- _The exercise_
All of the data that follows should be retyped exactly, please, except the pictures.

Plotting code records:

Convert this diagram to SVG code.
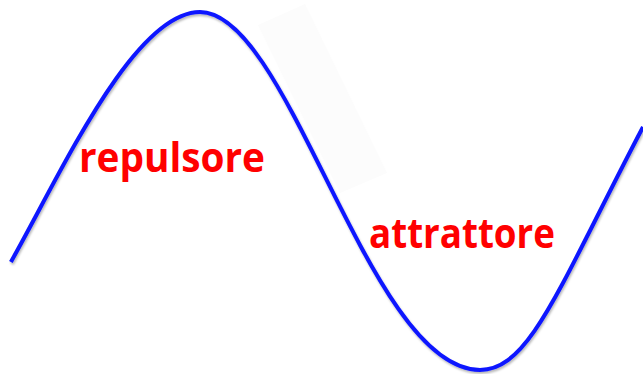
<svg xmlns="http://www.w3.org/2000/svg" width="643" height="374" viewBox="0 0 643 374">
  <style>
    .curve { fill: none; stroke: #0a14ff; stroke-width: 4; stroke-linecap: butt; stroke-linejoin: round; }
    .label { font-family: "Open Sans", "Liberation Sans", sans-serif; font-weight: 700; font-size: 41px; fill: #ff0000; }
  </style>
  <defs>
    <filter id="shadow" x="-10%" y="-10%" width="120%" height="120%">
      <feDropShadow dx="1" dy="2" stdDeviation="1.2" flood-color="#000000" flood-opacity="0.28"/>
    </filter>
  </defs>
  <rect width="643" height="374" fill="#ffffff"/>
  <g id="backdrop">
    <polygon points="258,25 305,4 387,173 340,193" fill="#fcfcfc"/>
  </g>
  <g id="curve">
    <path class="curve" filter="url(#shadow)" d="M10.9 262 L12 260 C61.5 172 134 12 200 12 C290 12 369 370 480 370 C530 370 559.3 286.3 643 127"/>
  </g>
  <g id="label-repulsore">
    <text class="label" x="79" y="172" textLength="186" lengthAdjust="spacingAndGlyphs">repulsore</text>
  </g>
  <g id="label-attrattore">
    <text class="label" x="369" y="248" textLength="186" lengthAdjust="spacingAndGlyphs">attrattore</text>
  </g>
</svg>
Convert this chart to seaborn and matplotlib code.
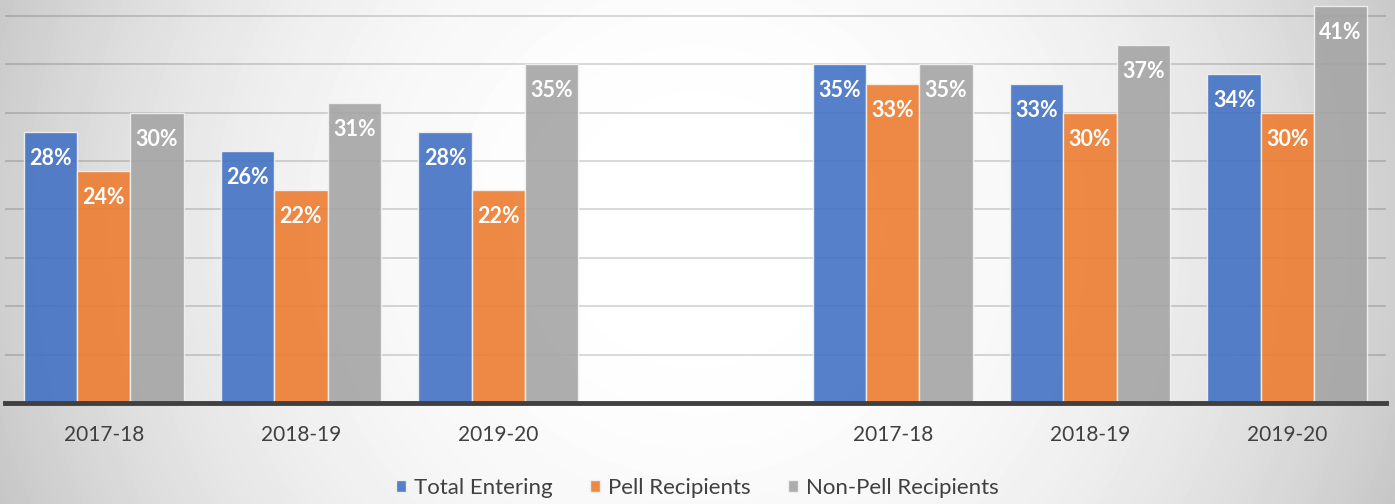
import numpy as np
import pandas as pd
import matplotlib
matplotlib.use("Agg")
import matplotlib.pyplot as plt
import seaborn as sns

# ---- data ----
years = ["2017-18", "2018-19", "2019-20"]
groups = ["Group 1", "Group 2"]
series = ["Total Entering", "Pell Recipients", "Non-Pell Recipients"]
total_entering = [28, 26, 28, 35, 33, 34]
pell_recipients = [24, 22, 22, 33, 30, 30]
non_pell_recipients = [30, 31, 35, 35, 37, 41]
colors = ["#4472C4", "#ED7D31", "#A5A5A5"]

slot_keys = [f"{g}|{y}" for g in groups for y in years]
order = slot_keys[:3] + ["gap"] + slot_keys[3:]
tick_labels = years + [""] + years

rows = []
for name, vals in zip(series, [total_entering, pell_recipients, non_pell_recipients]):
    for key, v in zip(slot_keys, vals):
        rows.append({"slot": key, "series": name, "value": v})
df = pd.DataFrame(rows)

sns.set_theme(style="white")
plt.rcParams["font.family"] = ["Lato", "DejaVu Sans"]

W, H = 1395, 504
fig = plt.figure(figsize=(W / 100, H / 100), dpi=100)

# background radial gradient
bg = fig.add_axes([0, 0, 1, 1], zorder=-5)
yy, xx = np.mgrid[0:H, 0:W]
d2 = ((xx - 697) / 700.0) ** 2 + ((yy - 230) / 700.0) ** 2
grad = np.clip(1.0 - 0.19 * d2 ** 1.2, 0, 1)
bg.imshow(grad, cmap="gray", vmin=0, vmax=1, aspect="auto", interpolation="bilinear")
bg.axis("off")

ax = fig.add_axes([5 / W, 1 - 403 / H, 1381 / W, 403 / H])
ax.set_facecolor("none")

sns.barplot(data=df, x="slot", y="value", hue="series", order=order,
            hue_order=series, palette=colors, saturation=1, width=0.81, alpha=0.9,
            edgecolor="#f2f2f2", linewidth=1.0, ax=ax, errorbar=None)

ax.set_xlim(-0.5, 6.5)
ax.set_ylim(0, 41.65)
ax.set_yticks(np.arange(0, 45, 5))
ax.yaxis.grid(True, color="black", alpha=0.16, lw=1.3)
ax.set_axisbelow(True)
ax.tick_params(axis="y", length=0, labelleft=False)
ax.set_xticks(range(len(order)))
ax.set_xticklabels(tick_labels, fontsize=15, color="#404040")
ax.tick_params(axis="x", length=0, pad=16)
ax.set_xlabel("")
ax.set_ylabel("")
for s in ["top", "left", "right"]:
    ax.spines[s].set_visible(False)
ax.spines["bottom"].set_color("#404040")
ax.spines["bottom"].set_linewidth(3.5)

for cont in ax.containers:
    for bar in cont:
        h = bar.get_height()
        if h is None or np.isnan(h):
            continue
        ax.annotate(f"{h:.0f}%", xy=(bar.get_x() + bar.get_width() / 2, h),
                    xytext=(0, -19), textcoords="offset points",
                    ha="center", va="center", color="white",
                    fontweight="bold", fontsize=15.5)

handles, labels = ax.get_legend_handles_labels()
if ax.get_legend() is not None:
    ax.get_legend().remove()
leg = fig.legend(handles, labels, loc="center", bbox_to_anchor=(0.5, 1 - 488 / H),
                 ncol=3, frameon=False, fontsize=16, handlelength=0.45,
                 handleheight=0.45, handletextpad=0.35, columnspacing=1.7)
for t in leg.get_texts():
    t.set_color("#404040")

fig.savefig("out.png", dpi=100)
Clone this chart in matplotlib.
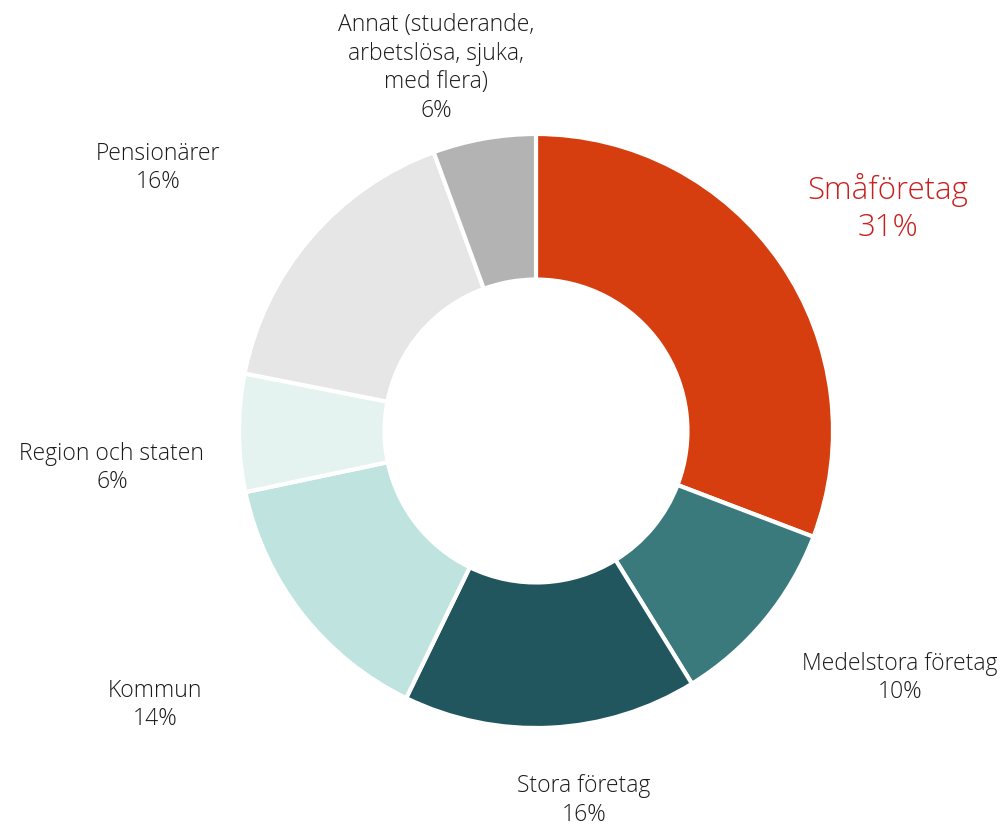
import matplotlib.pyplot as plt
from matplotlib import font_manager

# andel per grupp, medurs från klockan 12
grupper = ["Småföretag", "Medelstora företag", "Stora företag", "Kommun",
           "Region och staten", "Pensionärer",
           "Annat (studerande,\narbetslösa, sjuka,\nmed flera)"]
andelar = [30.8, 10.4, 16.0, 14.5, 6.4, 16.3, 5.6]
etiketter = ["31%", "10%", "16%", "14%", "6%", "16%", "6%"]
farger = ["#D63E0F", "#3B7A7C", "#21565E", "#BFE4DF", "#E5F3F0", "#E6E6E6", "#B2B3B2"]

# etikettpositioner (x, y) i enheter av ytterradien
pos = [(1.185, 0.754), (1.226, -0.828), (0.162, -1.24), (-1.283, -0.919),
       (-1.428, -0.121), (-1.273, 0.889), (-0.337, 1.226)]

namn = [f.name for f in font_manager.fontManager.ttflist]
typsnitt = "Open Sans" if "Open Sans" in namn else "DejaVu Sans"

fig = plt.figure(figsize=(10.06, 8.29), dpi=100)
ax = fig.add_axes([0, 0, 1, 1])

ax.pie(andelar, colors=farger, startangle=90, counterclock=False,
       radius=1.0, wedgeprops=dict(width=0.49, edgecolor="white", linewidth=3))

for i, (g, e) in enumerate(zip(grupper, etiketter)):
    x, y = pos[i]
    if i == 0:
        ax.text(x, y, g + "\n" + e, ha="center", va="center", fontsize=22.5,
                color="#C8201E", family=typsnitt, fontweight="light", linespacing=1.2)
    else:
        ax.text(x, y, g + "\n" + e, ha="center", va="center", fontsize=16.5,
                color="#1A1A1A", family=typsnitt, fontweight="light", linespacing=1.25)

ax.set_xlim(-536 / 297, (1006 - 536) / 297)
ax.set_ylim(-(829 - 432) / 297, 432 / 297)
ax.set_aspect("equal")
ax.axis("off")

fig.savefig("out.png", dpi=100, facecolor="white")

- _The result_
Convert this diagram to SVG code.
<svg xmlns="http://www.w3.org/2000/svg" width="643" height="374" viewBox="0 0 643 374">
  <style>
    .curve { fill: none; stroke: #0a14ff; stroke-width: 4; stroke-linecap: butt; stroke-linejoin: round; }
    .label { font-family: "Open Sans", "Liberation Sans", sans-serif; font-weight: 700; font-size: 41px; fill: #ff0000; }
  </style>
  <defs>
    <filter id="shadow" x="-10%" y="-10%" width="120%" height="120%">
      <feDropShadow dx="1" dy="2" stdDeviation="1.2" flood-color="#000000" flood-opacity="0.28"/>
    </filter>
  </defs>
  <rect width="643" height="374" fill="#ffffff"/>
  <g id="backdrop">
    <polygon points="258,25 305,4 387,173 340,193" fill="#fcfcfc"/>
  </g>
  <g id="curve">
    <path class="curve" filter="url(#shadow)" d="M10.9 262 L12 260 C61.5 172 134 12 200 12 C290 12 369 370 480 370 C530 370 559.3 286.3 643 127"/>
  </g>
  <g id="label-repulsore">
    <text class="label" x="79" y="172" textLength="186" lengthAdjust="spacingAndGlyphs">repulsore</text>
  </g>
  <g id="label-attrattore">
    <text class="label" x="369" y="248" textLength="186" lengthAdjust="spacingAndGlyphs">attrattore</text>
  </g>
</svg>
Convert this chart to seaborn and matplotlib code.
import numpy as np
import pandas as pd
import matplotlib
matplotlib.use("Agg")
import matplotlib.pyplot as plt
import seaborn as sns

# ---- data ----
years = ["2017-18", "2018-19", "2019-20"]
groups = ["Group 1", "Group 2"]
series = ["Total Entering", "Pell Recipients", "Non-Pell Recipients"]
total_entering = [28, 26, 28, 35, 33, 34]
pell_recipients = [24, 22, 22, 33, 30, 30]
non_pell_recipients = [30, 31, 35, 35, 37, 41]
colors = ["#4472C4", "#ED7D31", "#A5A5A5"]

slot_keys = [f"{g}|{y}" for g in groups for y in years]
order = slot_keys[:3] + ["gap"] + slot_keys[3:]
tick_labels = years + [""] + years

rows = []
for name, vals in zip(series, [total_entering, pell_recipients, non_pell_recipients]):
    for key, v in zip(slot_keys, vals):
        rows.append({"slot": key, "series": name, "value": v})
df = pd.DataFrame(rows)

sns.set_theme(style="white")
plt.rcParams["font.family"] = ["Lato", "DejaVu Sans"]

W, H = 1395, 504
fig = plt.figure(figsize=(W / 100, H / 100), dpi=100)

# background radial gradient
bg = fig.add_axes([0, 0, 1, 1], zorder=-5)
yy, xx = np.mgrid[0:H, 0:W]
d2 = ((xx - 697) / 700.0) ** 2 + ((yy - 230) / 700.0) ** 2
grad = np.clip(1.0 - 0.19 * d2 ** 1.2, 0, 1)
bg.imshow(grad, cmap="gray", vmin=0, vmax=1, aspect="auto", interpolation="bilinear")
bg.axis("off")

ax = fig.add_axes([5 / W, 1 - 403 / H, 1381 / W, 403 / H])
ax.set_facecolor("none")

sns.barplot(data=df, x="slot", y="value", hue="series", order=order,
            hue_order=series, palette=colors, saturation=1, width=0.81, alpha=0.9,
            edgecolor="#f2f2f2", linewidth=1.0, ax=ax, errorbar=None)

ax.set_xlim(-0.5, 6.5)
ax.set_ylim(0, 41.65)
ax.set_yticks(np.arange(0, 45, 5))
ax.yaxis.grid(True, color="black", alpha=0.16, lw=1.3)
ax.set_axisbelow(True)
ax.tick_params(axis="y", length=0, labelleft=False)
ax.set_xticks(range(len(order)))
ax.set_xticklabels(tick_labels, fontsize=15, color="#404040")
ax.tick_params(axis="x", length=0, pad=16)
ax.set_xlabel("")
ax.set_ylabel("")
for s in ["top", "left", "right"]:
    ax.spines[s].set_visible(False)
ax.spines["bottom"].set_color("#404040")
ax.spines["bottom"].set_linewidth(3.5)

for cont in ax.containers:
    for bar in cont:
        h = bar.get_height()
        if h is None or np.isnan(h):
            continue
        ax.annotate(f"{h:.0f}%", xy=(bar.get_x() + bar.get_width() / 2, h),
                    xytext=(0, -19), textcoords="offset points",
                    ha="center", va="center", color="white",
                    fontweight="bold", fontsize=15.5)

handles, labels = ax.get_legend_handles_labels()
if ax.get_legend() is not None:
    ax.get_legend().remove()
leg = fig.legend(handles, labels, loc="center", bbox_to_anchor=(0.5, 1 - 488 / H),
                 ncol=3, frameon=False, fontsize=16, handlelength=0.45,
                 handleheight=0.45, handletextpad=0.35, columnspacing=1.7)
for t in leg.get_texts():
    t.set_color("#404040")

fig.savefig("out.png", dpi=100)
Clone this chart in matplotlib.
import matplotlib.pyplot as plt
from matplotlib import font_manager

# andel per grupp, medurs från klockan 12
grupper = ["Småföretag", "Medelstora företag", "Stora företag", "Kommun",
           "Region och staten", "Pensionärer",
           "Annat (studerande,\narbetslösa, sjuka,\nmed flera)"]
andelar = [30.8, 10.4, 16.0, 14.5, 6.4, 16.3, 5.6]
etiketter = ["31%", "10%", "16%", "14%", "6%", "16%", "6%"]
farger = ["#D63E0F", "#3B7A7C", "#21565E", "#BFE4DF", "#E5F3F0", "#E6E6E6", "#B2B3B2"]

# etikettpositioner (x, y) i enheter av ytterradien
pos = [(1.185, 0.754), (1.226, -0.828), (0.162, -1.24), (-1.283, -0.919),
       (-1.428, -0.121), (-1.273, 0.889), (-0.337, 1.226)]

namn = [f.name for f in font_manager.fontManager.ttflist]
typsnitt = "Open Sans" if "Open Sans" in namn else "DejaVu Sans"

fig = plt.figure(figsize=(10.06, 8.29), dpi=100)
ax = fig.add_axes([0, 0, 1, 1])

ax.pie(andelar, colors=farger, startangle=90, counterclock=False,
       radius=1.0, wedgeprops=dict(width=0.49, edgecolor="white", linewidth=3))

for i, (g, e) in enumerate(zip(grupper, etiketter)):
    x, y = pos[i]
    if i == 0:
        ax.text(x, y, g + "\n" + e, ha="center", va="center", fontsize=22.5,
                color="#C8201E", family=typsnitt, fontweight="light", linespacing=1.2)
    else:
        ax.text(x, y, g + "\n" + e, ha="center", va="center", fontsize=16.5,
                color="#1A1A1A", family=typsnitt, fontweight="light", linespacing=1.25)

ax.set_xlim(-536 / 297, (1006 - 536) / 297)
ax.set_ylim(-(829 - 432) / 297, 432 / 297)
ax.set_aspect("equal")
ax.axis("off")

fig.savefig("out.png", dpi=100, facecolor="white")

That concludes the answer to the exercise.